Obviousness Evidence a little too Obvious

The Full Federal Court decision in PAC Mining Pty Ltd v Esco Corporation[2009] FCAFC 18 highlights the care which must be taken in preparing evidence on the question of obviousness and the consequences of inappropriately instructing expert witnesses.

At trial (Esco Corporation v PAC Mining Pty Ltd [2008] FCA 640), Tamberlin J found that PAC had infringed one of two patents owned by Esco in relation to wear assemblies for excavator buckets. His Honour also dismissed PAC’s revocation suit. PAC appealed the finding of infringement and also the finding that the claims were not obvious and therefore involved an inventive step.On the question of obviousness, it was accepted that an existing apparatus, referred to as Toplok was common general knowledge in Australia and that the inventive departure from Toplok consisted of the introduction of an adjustment assembly into the locking mechanism of that apparatus. Accordingly, the issue was whether it would have been obvious to the notional skilled person in the art that an improvement could be made to Toplok by the utilisation of the adjustment assembly claimed. Evidence on obviousness was provided by one of the inventors, McClanahan, on behalf of the Esco, and by an expert witness, Wightley, on behalf of PAC.

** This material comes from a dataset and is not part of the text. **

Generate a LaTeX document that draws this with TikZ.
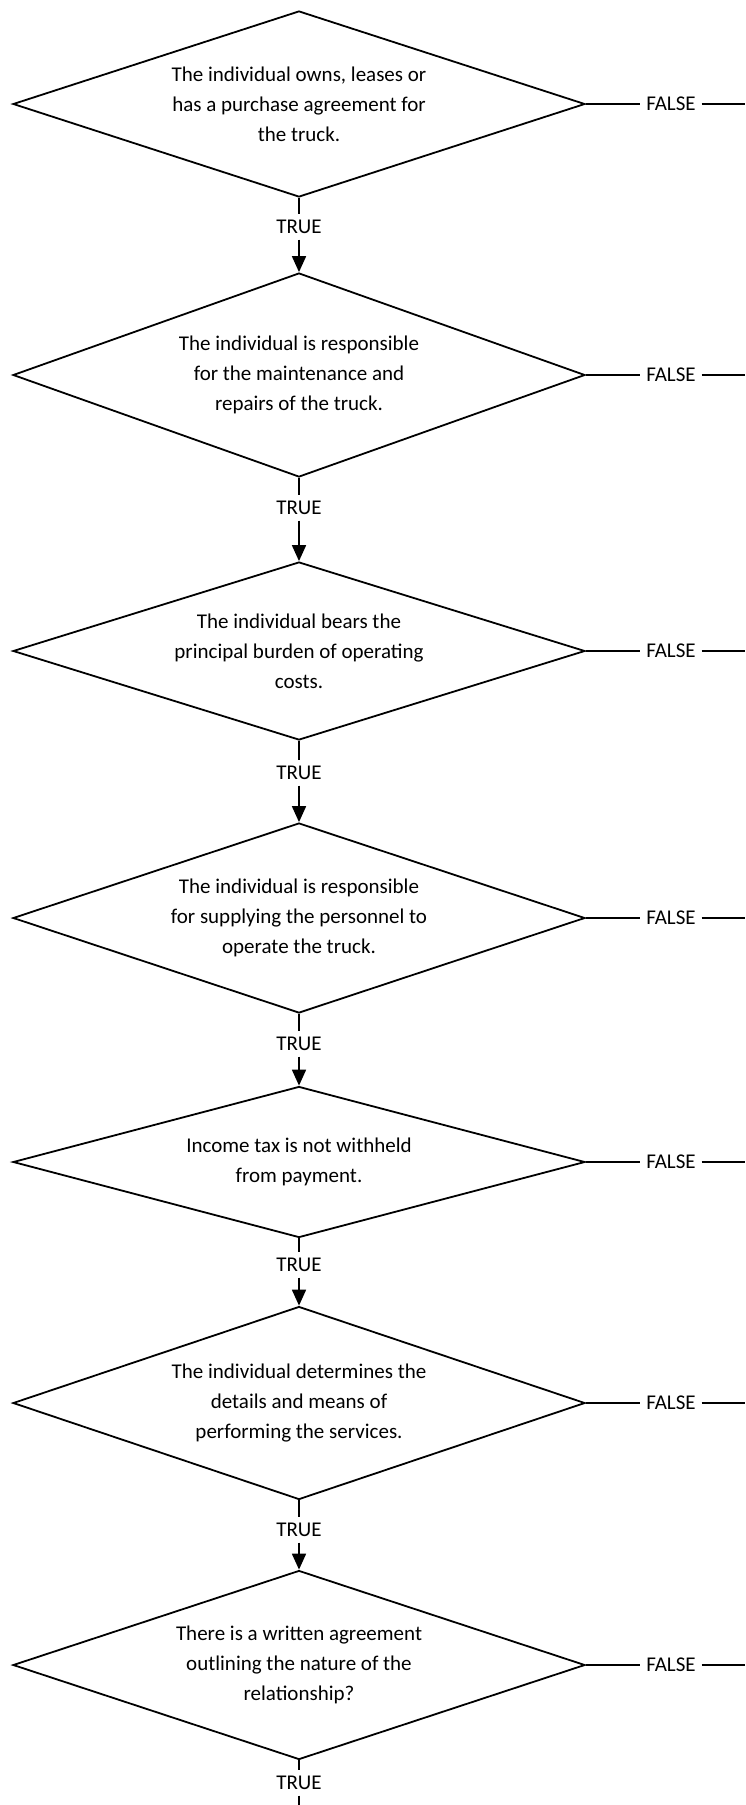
\documentclass[tikz,border=0pt]{standalone}
\usepackage{fontspec}
\setmainfont{Carlito}
\usetikzlibrary{shapes.geometric,arrows.meta}
\begin{document}
\begin{tikzpicture}[x=0.5pt,y=-0.5pt,line width=0.9pt,
        test/.style={diamond, draw, aspect=3, inner sep=0pt, minimum width=286pt, align=center, font=\fontsize{10.5}{15}\selectfont},
        answer/.style={inner sep=2.5pt, font=\fontsize{10.5}{15}\selectfont},
        yes/.style={-{Triangle[width=7pt,length=8pt]}}]
    \useasboundingbox (0,0) rectangle (745,1805);
    \node [test, minimum height=93pt] (q1) at (299,104) {The individual owns, leases or\\has a purchase agreement for\\the truck.};
    \node [test, minimum height=102pt] (q2) at (299,375) {The individual is responsible\\for the maintenance and\\repairs of the truck.};
    \node [test, minimum height=89pt] (q3) at (299,651) {The individual bears the\\principal burden of operating\\costs.};
    \node [test, minimum height=95pt] (q4) at (299,918) {The individual is responsible\\for supplying the personnel to\\operate the truck.};
    \node [test, minimum height=75.5pt] (q5) at (299,1162) {Income tax is not withheld\\from payment.};
    \node [test, minimum height=96.5pt] (q6) at (299,1403) {The individual determines the\\details and means of\\performing the services.};
    \node [test, minimum height=94.5pt] (q7) at (299,1665) {There is a written agreement\\outlining the nature of the\\relationship?};
    \node [answer] (t1) at (299,227) {TRUE};
    \node [answer] (t2) at (299,508) {TRUE};
    \node [answer] (t3) at (299,773) {TRUE};
    \node [answer] (t4) at (299,1044) {TRUE};
    \node [answer] (t5) at (299,1265) {TRUE};
    \node [answer] (t6) at (299,1530) {TRUE};
    \node [answer] (t7) at (299,1783) {TRUE};
    \coordinate (out) at (299,1805);
    \node [answer] (f1) at (671,104) {FALSE};
    \node [answer] (f2) at (671,375) {FALSE};
    \node [answer] (f3) at (671,651) {FALSE};
    \node [answer] (f4) at (671,918) {FALSE};
    \node [answer] (f5) at (671,1162) {FALSE};
    \node [answer] (f6) at (671,1403) {FALSE};
    \node [answer] (f7) at (671,1665) {FALSE};
    \coordinate (e1) at (745,104);
    \coordinate (e2) at (745,375);
    \coordinate (e3) at (745,651);
    \coordinate (e4) at (745,918);
    \coordinate (e5) at (745,1162);
    \coordinate (e6) at (745,1403);
    \coordinate (e7) at (745,1665);
    \draw (q1.south) -- (t1);
    \draw [yes] (t1) -- (q2.north);
    \draw (q2.south) -- (t2);
    \draw [yes] (t2) -- (q3.north);
    \draw (q3.south) -- (t3);
    \draw [yes] (t3) -- (q4.north);
    \draw (q4.south) -- (t4);
    \draw [yes] (t4) -- (q5.north);
    \draw (q5.south) -- (t5);
    \draw [yes] (t5) -- (q6.north);
    \draw (q6.south) -- (t6);
    \draw [yes] (t6) -- (q7.north);
    \draw (q7.south) -- (t7);
    \draw (t7) -- (out);
    \draw (q1.east) -- (f1) -- (e1);
    \draw (q2.east) -- (f2) -- (e2);
    \draw (q3.east) -- (f3) -- (e3);
    \draw (q4.east) -- (f4) -- (e4);
    \draw (q5.east) -- (f5) -- (e5);
    \draw (q6.east) -- (f6) -- (e6);
    \draw (q7.east) -- (f7) -- (e7);
\end{tikzpicture}
\end{document}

In relation to the evidence of McClanahan, the trial Judge, in reliance on a statement appearing Terrell, The Law of Patents (14th ed., 1994), noted that “when deciding whether there has been an inventive step the courts have attached considerable weight to the evidence of the inventor”. This statement was attacked on appeal by PAC. The Full Court referred to the High Court decision in Wellcome v VR Laboratories, stating that it was clear from that authority that:

there is no general proposition of law that, when questions of obviousness are in issue, considerable weight should be given to the evidence of the inventor

However the Full Court found that while the trial Judge was in error in according special weight to the evidence of McClanahan, this error did not materially effect the conclusion reached.

In relation to the evidence of Wightley, the trial Judge concluded that it was “reduced in weight by hindsight assumptions related to the nature of the problem, the need for a new design and the solution ultimately developed”. This conclusion was based on the fact that prior to expressing his opinions, Wightley was shown the Toplok technology and each of the patents in suit.  He was also asked to assume that, at the priority date, it was well-known that the Toplok apparatus had a problem in that the lock itself was prone to work loose.

The Full Court considered that the approach of the trial Judge in treating the evidence of Wightley with caution was both justified and desirable, in light of various High Court decisions, including Hassle v Alphapharm and Lockwood v Doric (No 2). In affirming the decision of the trial judge that the claims were not obvious, the Full Court concluded that:

the thrust of his Honour’s reasons was to reject the evidence of Prof Whiteley because his opinion had been inappropriately tainted, from the outset …  nothing put to us on appeal persuades us that his Honour was in error to have proceeded in this way.

The Courts have consistently warned against the dangers of hindsight analysis when assessing the question of obviousness. As such, it is imperative that evidence led to show that an invention is obvious is not tainted by hindsight and expert witness evidence must be prepared with care to ensure that it is not open to criticism of this kind.